His paintings are large, and their textural qualities make a strong impact on the viewer. McEwen was known to apply the paint to canvas with his hands.
Of the works on display, one of my favourites is this one:
The Madness Driving Love No 3, 1966 |
Making a strong impression as the viewer enters the exhibition's large room is:
Long Plumb Line No. 2, 1961 |
Similarly stunning is:
Loophole Crossing Blue, 1961 |
Temple of Joy, 1977. |
Jean McEwen was self-taught. Early in his career he came to know Paul-Émile Borduas, and then Jean-Paul Riopelle. Later, he became a member of the Royal Canadian Academy of Arts and a lecturer at the Université of Québec and at Concordia University.

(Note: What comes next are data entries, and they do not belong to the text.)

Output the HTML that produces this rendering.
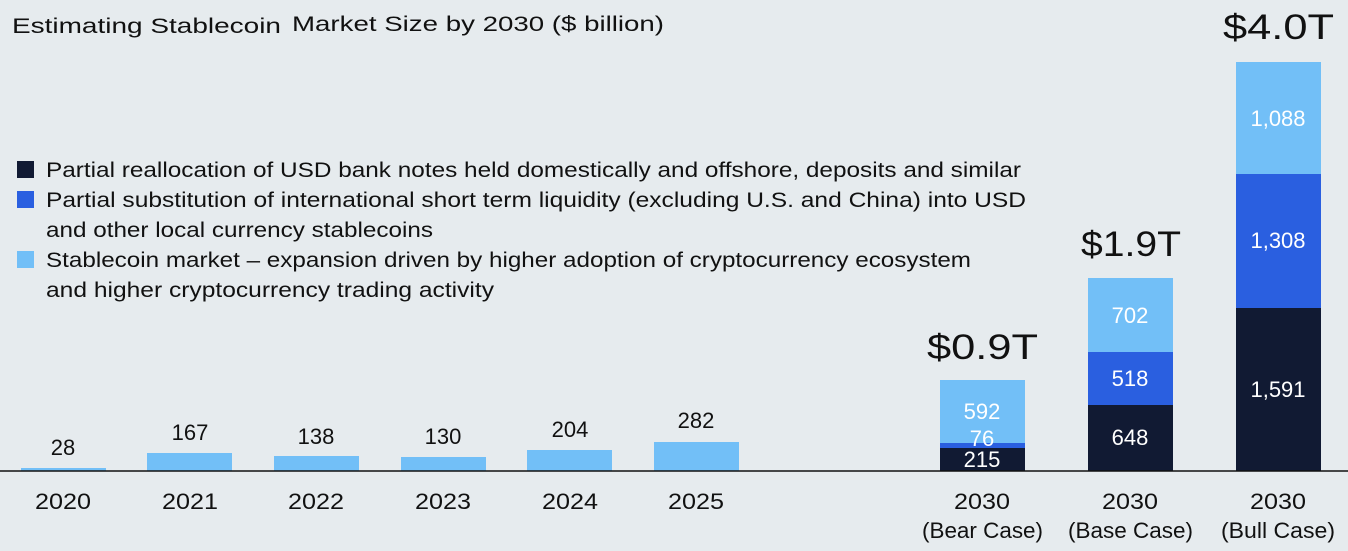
<!DOCTYPE html>
<html><head><style>
body{margin:0;background:#e6ebee;}
svg{display:block;font-family:"Liberation Sans",sans-serif;}
</style></head><body>
<svg width="1348" height="551" viewBox="0 0 1348 551">
<rect width="1348" height="551" fill="#e6ebee"/>
<text x="12" y="33" font-size="21" fill="#111" textLength="269" lengthAdjust="spacingAndGlyphs">Estimating Stablecoin</text>
<text x="292" y="31" font-size="21" fill="#111" textLength="372" lengthAdjust="spacingAndGlyphs">Market Size by 2030 ($ billion)</text>
<g font-size="21" fill="#111" lengthAdjust="spacingAndGlyphs">
<rect x="17" y="161" width="17" height="17" fill="#111a33"/>
<text x="46" y="177" textLength="975" lengthAdjust="spacingAndGlyphs">Partial reallocation of USD bank notes held domestically and offshore, deposits and similar</text>
<rect x="17" y="191" width="17" height="17" fill="#2a5fe0"/>
<text x="46" y="207" textLength="980" lengthAdjust="spacingAndGlyphs">Partial substitution of international short term liquidity (excluding U.S. and China) into USD</text>
<text x="46" y="237" textLength="387" lengthAdjust="spacingAndGlyphs">and other local currency stablecoins</text>
<rect x="17" y="251" width="17" height="17" fill="#72bff7"/>
<text x="46" y="267" textLength="925" lengthAdjust="spacingAndGlyphs">Stablecoin market – expansion driven by higher adoption of cryptocurrency ecosystem</text>
<text x="46" y="297" textLength="448" lengthAdjust="spacingAndGlyphs">and higher cryptocurrency trading activity</text>
</g>
<g fill="#72bff7">
<rect x="21" y="468" width="85" height="3"/>
<rect x="147" y="453" width="85" height="18"/>
<rect x="274" y="456" width="85" height="15"/>
<rect x="401" y="457" width="85" height="14"/>
<rect x="527" y="450" width="85" height="21"/>
<rect x="654" y="442" width="85" height="29"/>
</g>
<rect x="940" y="380" width="85" height="63" fill="#72bff7"/>
<rect x="940" y="443" width="85" height="5" fill="#2a5fe0"/>
<rect x="940" y="448" width="85" height="23" fill="#111a33"/>
<rect x="1088" y="278" width="85" height="74" fill="#72bff7"/>
<rect x="1088" y="352" width="85" height="53" fill="#2a5fe0"/>
<rect x="1088" y="405" width="85" height="66" fill="#111a33"/>
<rect x="1236" y="62" width="85" height="112" fill="#72bff7"/>
<rect x="1236" y="174" width="85" height="134" fill="#2a5fe0"/>
<rect x="1236" y="308" width="85" height="163" fill="#111a33"/>
<line x1="0" y1="471" x2="1348" y2="471" stroke="#111" stroke-width="1.5"/>
<g font-size="22" fill="#111" text-anchor="middle">
<text x="63" y="455">28</text>
<text x="190" y="440">167</text>
<text x="316" y="444">138</text>
<text x="443" y="444">130</text>
<text x="570" y="437">204</text>
<text x="696" y="428">282</text>
</g>
<g font-size="22" fill="#111">
<text x="35" y="509" textLength="56" lengthAdjust="spacingAndGlyphs">2020</text>
<text x="162" y="509" textLength="56" lengthAdjust="spacingAndGlyphs">2021</text>
<text x="288" y="509" textLength="56" lengthAdjust="spacingAndGlyphs">2022</text>
<text x="415" y="509" textLength="56" lengthAdjust="spacingAndGlyphs">2023</text>
<text x="542" y="509" textLength="56" lengthAdjust="spacingAndGlyphs">2024</text>
<text x="668" y="509" textLength="56" lengthAdjust="spacingAndGlyphs">2025</text>
<text x="954" y="509" textLength="56" lengthAdjust="spacingAndGlyphs">2030</text>
<text x="1102" y="509" textLength="56" lengthAdjust="spacingAndGlyphs">2030</text>
<text x="1250" y="509" textLength="56" lengthAdjust="spacingAndGlyphs">2030</text>
<text x="922" y="538" textLength="121" lengthAdjust="spacingAndGlyphs">(Bear Case)</text>
<text x="1068" y="538" textLength="125" lengthAdjust="spacingAndGlyphs">(Base Case)</text>
<text x="1221" y="538" textLength="114" lengthAdjust="spacingAndGlyphs">(Bull Case)</text>
</g>
<g font-size="22" fill="#fff" text-anchor="middle">
<text x="982" y="419">592</text>
<text x="982" y="446">76</text>
<text x="982" y="467">215</text>
<text x="1130" y="323">702</text>
<text x="1130" y="386">518</text>
<text x="1130" y="445">648</text>
<text x="1278" y="126">1,088</text>
<text x="1278" y="248">1,308</text>
<text x="1278" y="397">1,591</text>
</g>
<g font-size="35" fill="#111">
<text x="927" y="359" textLength="111" lengthAdjust="spacingAndGlyphs">$0.9T</text>
<text x="1081" y="256" textLength="100" lengthAdjust="spacingAndGlyphs">$1.9T</text>
<text x="1223" y="39" textLength="111" lengthAdjust="spacingAndGlyphs">$4.0T</text>
</g>
</svg>
</body></html>
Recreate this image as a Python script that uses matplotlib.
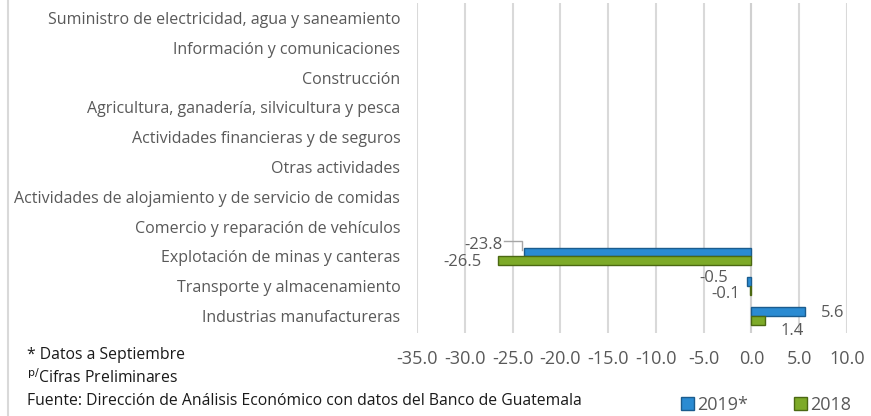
import matplotlib
matplotlib.use("Agg")
import matplotlib.pyplot as plt
from matplotlib.patches import Rectangle
from matplotlib.lines import Line2D
import numpy as np

categories = [
    "Industrias manufactureras",
    "Transporte y almacenamiento",
    "Explotación de minas y canteras",
    "Comercio y reparación de vehículos",
    "Actividades de alojamiento y de servicio de comidas",
    "Otras actividades",
    "Actividades financieras y de seguros",
    "Agricultura, ganadería, silvicultura y pesca",
    "Construcción",
    "Información y comunicaciones",
    "Suministro de electricidad, agua y saneamiento",
]
v2019 = [5.6, -0.5, -23.8, 0, 0, 0, 0, 0, 0, 0, 0]
v2018 = [1.4, -0.1, -26.5, 0, 0, 0, 0, 0, 0, 0, 0]
xticks = [-35, -30, -25, -20, -15, -10, -5, 0, 5, 10]

plt.rcParams['font.family'] = ['Open Sans', 'DejaVu Sans']
txt = '#595959'
blue = '#2A8BD2'
blue_e = '#1B5C8E'
green = '#7DAA28'
green_e = '#4B6812'

fig = plt.figure(figsize=(8.71, 4.16), dpi=100)
ax = fig.add_axes([417/871, 1-333/416, 430/871, 330/416])
y = np.arange(len(categories))
h = 0.3
lw19 = [1 if v != 0 else 0 for v in v2019]
lw18 = [1 if v != 0 else 0 for v in v2018]
ax.barh(y + h/2, v2019, height=h, color=blue, edgecolor=blue_e, linewidth=lw19, zorder=3)
ax.barh(y - h/2, v2018, height=h, color=green, edgecolor=green_e, linewidth=lw18, zorder=3)

ax.set_xlim(-35, 10)
ax.set_ylim(-0.567, 10.5)
ax.set_xticks(xticks)
ax.set_xticklabels([f"{t:.1f}" for t in xticks], fontsize=13, color=txt)
ax.set_yticks(y)
ax.set_yticklabels(categories, fontsize=11.5, color=txt)
ax.tick_params(axis='both', length=0)
ax.tick_params(axis='y', pad=12)
ax.tick_params(axis='x', pad=12)
ax.grid(axis='x', color='#D9D9D9', linewidth=1.5, zorder=0)
for s in ax.spines.values():
    s.set_visible(False)
ax.axvline(0, color='#D0D0D0', linewidth=1.5, zorder=2)

# data labels
lab_kw = dict(fontsize=12, color=txt, ha='center', va='center')
ax.text(-28.05, 2.38, "-23.8", **lab_kw)
ax.plot([-25.9, -24.0, -24.0], [2.52, 2.52, 2.22], color='#A6A6A6', lw=1, zorder=4)
ax.text(-30.24, 1.81, "-26.5", **lab_kw)
ax.text(-3.98, 1.28, "-0.5", **lab_kw)
ax.text(-2.72, 0.74, "-0.1", **lab_kw)
ax.text(8.48, 0.10, "5.6", **lab_kw)
ax.text(4.3, -0.5, "1.4", clip_on=False, **lab_kw)

# notes
note_kw = dict(fontsize=11.3, color='#1A1A1A', va='center')
fig.text(27/871, 1-355/416, "* Datos a Septiembre", **note_kw)
fig.text(27/871, 1-378/416, r"$^{\mathrm{p/}}$Cifras Preliminares", **note_kw)
fig.text(27/871, 1-401/416, "Fuente: Dirección de Análisis Económico con datos del Banco de Guatemala", **note_kw)

# legend
handles = [Rectangle((0, 0), 1, 1, facecolor=blue, edgecolor=blue_e),
           Rectangle((0, 0), 1, 1, facecolor=green, edgecolor=green_e)]
fig.legend(handles, ["2019*", "2018"], loc='center', bbox_to_anchor=(766/871, 1-405/416), ncol=2,
           frameon=False, fontsize=13, labelcolor=txt, handlelength=0.7, handleheight=0.7,
           handletextpad=0.15, columnspacing=2.6)

# left border
fig.add_artist(Line2D([8/871, 8/871], [0, 1], color='#D9D9D9', lw=1.5))

fig.savefig("out.png", dpi=100)
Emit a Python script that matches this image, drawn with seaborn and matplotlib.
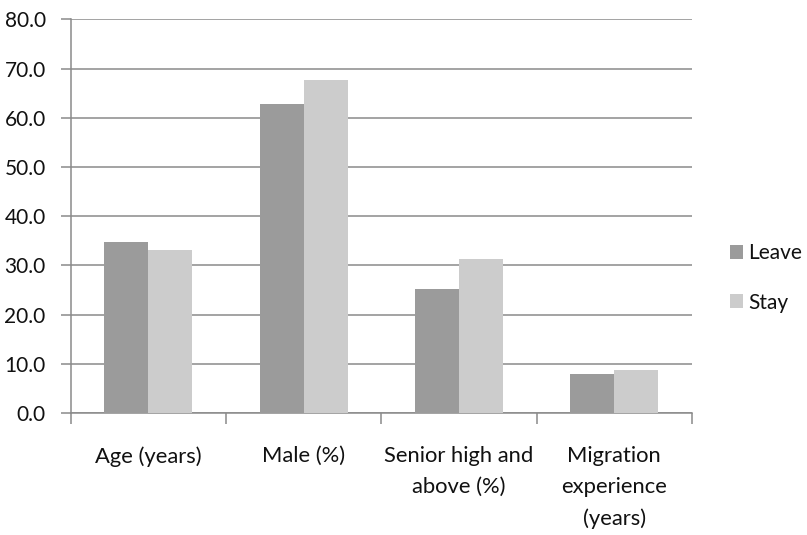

A description posted at the exhibit reads:
"By displaying works that span McEwen's near-fifty-year-long career, this exhibition underlines the understated monumentality, continuity and haunting beauty of his practice. The artist often used his hands to apply paint directly on the canvas, yet his paintings nonetheless eschew the drama of gesture, exploiting instead the intensity and expressiveness of colour. Their numerous successive layers of paint simultaneously suggest a rugged and polished surface while retaining a geometric structure and potent symbolic form that elude specific interpretation."